Appended below is a csv file containing sample data and an R file containing some code depicting my current dilemma. This code fits a mixture model with a normal and uniform component. I attempt to model both theta (proportion of normal trials) and sigma (standard deviation of the normal component) as a function of several predictors (x1 through x4) – including one interaction (x1 * x2) and a random intercept (subject_number). The code is here:
full_model = bf(diff | trunc(lb=lb, ub=ub) ~ 1,
sigma1 ~ x1 * x2 + x3 + x4 + (1 | P | subject_number),
theta1 ~ x1 * x2 + x3 + x4 + (1 | P | subject_number),
mu1 ~ 0,
mu2 ~ 0)
m1c <- brm( full_model, data = dat, chains = 4,
iter = 100, warmup = 50, cores=4,
family=mix, stanvars = stanvars,
prior = m1.prior)
As indicated in my earlier post, the variable being modelled (diff) is a difference between a point on a target line and a point selected by the participant on that trial. Because we are using a line, the range of values a participant could select on a given trial depends on where the target point occurs (i.e., if it is near the lefthand side of the line, participants can’t undershoot by as much since they can’t go much farther left). In terms of modelling assumptions, it is assumed that the mean of the normal distribution is 0 (meaning that – on average – they select the correct point, with some unknown variance). I set the mean of the uniform to 0 also, but it is not used anywhere so I don’t think that matters. I am trying to use truncation to deal with the upper and lower boundaries but plan on playing with censoring as an alternative later on.

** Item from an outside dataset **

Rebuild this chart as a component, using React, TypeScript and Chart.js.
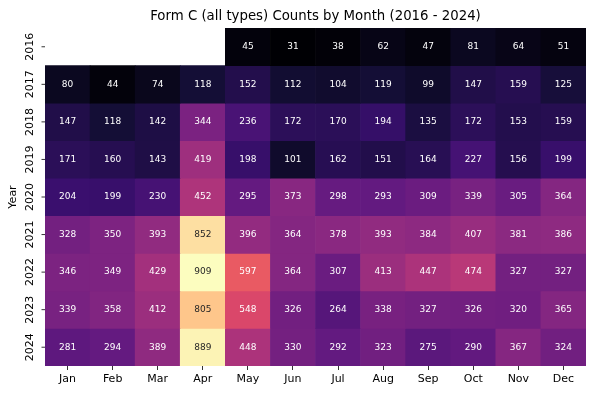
import React, { useEffect, useRef } from "react";
import { Chart, registerables } from "chart.js";

Chart.register(...registerables);

const TITLE = "Form C (all types) Counts by Month (2016 - 2024)";
const Y_LABEL = "Year";
const months = ["Jan", "Feb", "Mar", "Apr", "May", "Jun", "Jul", "Aug", "Sep", "Oct", "Nov", "Dec"];
const years = ["2016", "2017", "2018", "2019", "2020", "2021", "2022", "2023", "2024"];

const y2016 = [null, null, null, null, 45, 31, 38, 62, 47, 81, 64, 51];
const y2017 = [80, 44, 74, 118, 152, 112, 104, 119, 99, 147, 159, 125];
const y2018 = [147, 118, 142, 344, 236, 172, 170, 194, 135, 172, 153, 159];
const y2019 = [171, 160, 143, 419, 198, 101, 162, 151, 164, 227, 156, 199];
const y2020 = [204, 199, 230, 452, 295, 373, 298, 293, 309, 339, 305, 364];
const y2021 = [328, 350, 393, 852, 396, 364, 378, 393, 384, 407, 381, 386];
const y2022 = [346, 349, 429, 909, 597, 364, 307, 413, 447, 474, 327, 327];
const y2023 = [339, 358, 412, 805, 548, 326, 264, 338, 327, 326, 320, 365];
const y2024 = [281, 294, 389, 889, 448, 330, 292, 323, 275, 290, 367, 324];

const rows: (number | null)[][] = [y2016, y2017, y2018, y2019, y2020, y2021, y2022, y2023, y2024];

const MAGMA = [
  "#000004", "#140e36", "#3b0f70", "#641a80", "#8c2981", "#b73779",
  "#de4968", "#f7705c", "#fe9f6d", "#fecf92", "#fcfdbf",
];

function hexToRgb(h: string): number[] {
  return [1, 3, 5].map((i) => parseInt(h.slice(i, i + 2), 16));
}

const allVals = rows.flat().filter((v) => v != null) as number[];
const VMIN = Math.min(...allVals);
const VMAX = Math.max(...allVals);

function magmaRgb(v: number): number[] {
  let t = (v - VMIN) / (VMAX - VMIN);
  t = Math.max(0, Math.min(1, t));
  const pos = t * (MAGMA.length - 1);
  const i = Math.min(Math.floor(pos), MAGMA.length - 2);
  const f = pos - i;
  const a = hexToRgb(MAGMA[i]);
  const b = hexToRgb(MAGMA[i + 1]);
  return a.map((c, k) => Math.round(c + (b[k] - c) * f));
}

function colorOf(v: number | null): string {
  if (v == null) return "rgba(0,0,0,0)";
  const [r, g, b] = magmaRgb(v);
  return `rgb(${r},${g},${b})`;
}

function textColorOf(v: number): string {
  const lin = magmaRgb(v).map((c) => {
    const s = c / 255;
    return s <= 0.03928 ? s / 12.92 : Math.pow((s + 0.055) / 1.055, 2.4);
  });
  const lum = 0.2126 * lin[0] + 0.7152 * lin[1] + 0.0722 * lin[2];
  return lum > 0.408 ? "#262626" : "#ffffff";
}

const FONT = "'DejaVu Sans', sans-serif";

const annotPlugin = {
  id: "heatAnnot",
  afterDatasetsDraw(chart: any) {
    const ctx = chart.ctx;
    const xs = chart.scales.x;
    const ys = chart.scales.y;
    const area = chart.chartArea;
    ctx.save();
    // cell annotations
    ctx.font = `9px ${FONT}`;
    ctx.textAlign = "center";
    ctx.textBaseline = "middle";
    rows.forEach((row, i) => {
      row.forEach((v, j) => {
        if (v == null) return;
        ctx.fillStyle = textColorOf(v);
        ctx.fillText(String(v), xs.getPixelForValue(j), ys.getPixelForValue(i + 0.5));
      });
    });
    // y ticks + labels
    ctx.strokeStyle = "#000";
    ctx.lineWidth = 0.8;
    ctx.fillStyle = "#000";
    ctx.font = `11px ${FONT}`;
    years.forEach((yr, i) => {
      const py = ys.getPixelForValue(i + 0.5);
      ctx.beginPath();
      ctx.moveTo(area.left - 3.5, py);
      ctx.lineTo(area.left, py);
      ctx.stroke();
      ctx.save();
      ctx.translate(30, py);
      ctx.rotate(-Math.PI / 2);
      ctx.fillText(yr, 0, 0);
      ctx.restore();
    });
    // y axis title
    ctx.save();
    ctx.translate(13.5, (area.top + area.bottom) / 2);
    ctx.rotate(-Math.PI / 2);
    ctx.fillText(Y_LABEL, 0, 0);
    ctx.restore();
    // chart title
    ctx.font = `13.3px ${FONT}`;
    ctx.textBaseline = "alphabetic";
    ctx.fillText(TITLE, (area.left + area.right) / 2, 20);
    ctx.restore();
  },
};

export default function App() {
  const ref = useRef<HTMLCanvasElement | null>(null);
  useEffect(() => {
    if (!ref.current) return;
    Chart.defaults.font.family = FONT;
    const chart = new Chart(ref.current, {
      type: "bar",
      data: {
        labels: months,
        datasets: years.map((yr, i) => ({
          label: yr,
          data: rows[i].map((v) => (v == null ? null : [i, i + 1])) as any,
          backgroundColor: rows[i].map((v) => colorOf(v)),
          borderWidth: 0,
          grouped: false,
          barPercentage: 1,
          categoryPercentage: 1,
        })),
      },
      options: {
        animation: false,
        responsive: false,
        devicePixelRatio: 1,
        layout: { padding: { top: 28, right: 9, left: 0, bottom: 0 } },
        plugins: {
          legend: { display: false },
          tooltip: { enabled: false },
          title: { display: false },
        },
        scales: {
          x: {
            type: "category",
            offset: true,
            grid: {
              display: true,
              drawOnChartArea: false,
              offset: false,
              tickLength: 4,
              tickColor: "#000",
              tickWidth: 0.8,
            },
            border: { display: false },
            ticks: { color: "#000", font: { size: 11, family: FONT }, padding: 3, maxRotation: 0, minRotation: 0 },
            afterFit: (s: any) => {
              s.height = 30;
            },
          },
          y: {
            type: "linear",
            min: 0,
            max: 9,
            reverse: true,
            grid: { display: false },
            border: { display: false },
            ticks: { display: false },
            afterFit: (s: any) => {
              s.width = 45;
            },
          },
        },
      },
      plugins: [annotPlugin],
    });
    return () => chart.destroy();
  }, []);
  return (
    <div style={{ position: "fixed", left: 0, top: 0, width: 595, height: 396, background: "#fff" }}>
      <canvas ref={ref} width={595} height={396} style={{ width: 595, height: 396, display: "block" }} />
    </div>
  );
}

So, the problem I am running into is twofold. If I remove truncation, the model fits just fine. However, once I add in truncation – it runs into immediate problems finding starting values, throwing errors like:
Rejecting initial value:
Gradient evaluated at the initial value is not finite.
Stan can't start sampling from this initial value.
Sometimes, it does find starting values that work for a given chain – sometimes even for all chains – but it then returns a number of divergent transitions equal to the number of post warm-up samples even with adapt_delta = .99. The problem emerges as I add more predictors and becomes particularly intractable once the random intercept is added. I must be messing up the implementation in some way that I can’t quite put my finger on how.
Any advice would be most appreciated!
dat.csv (383.5 KB)
sample_code.R (3.0 KB)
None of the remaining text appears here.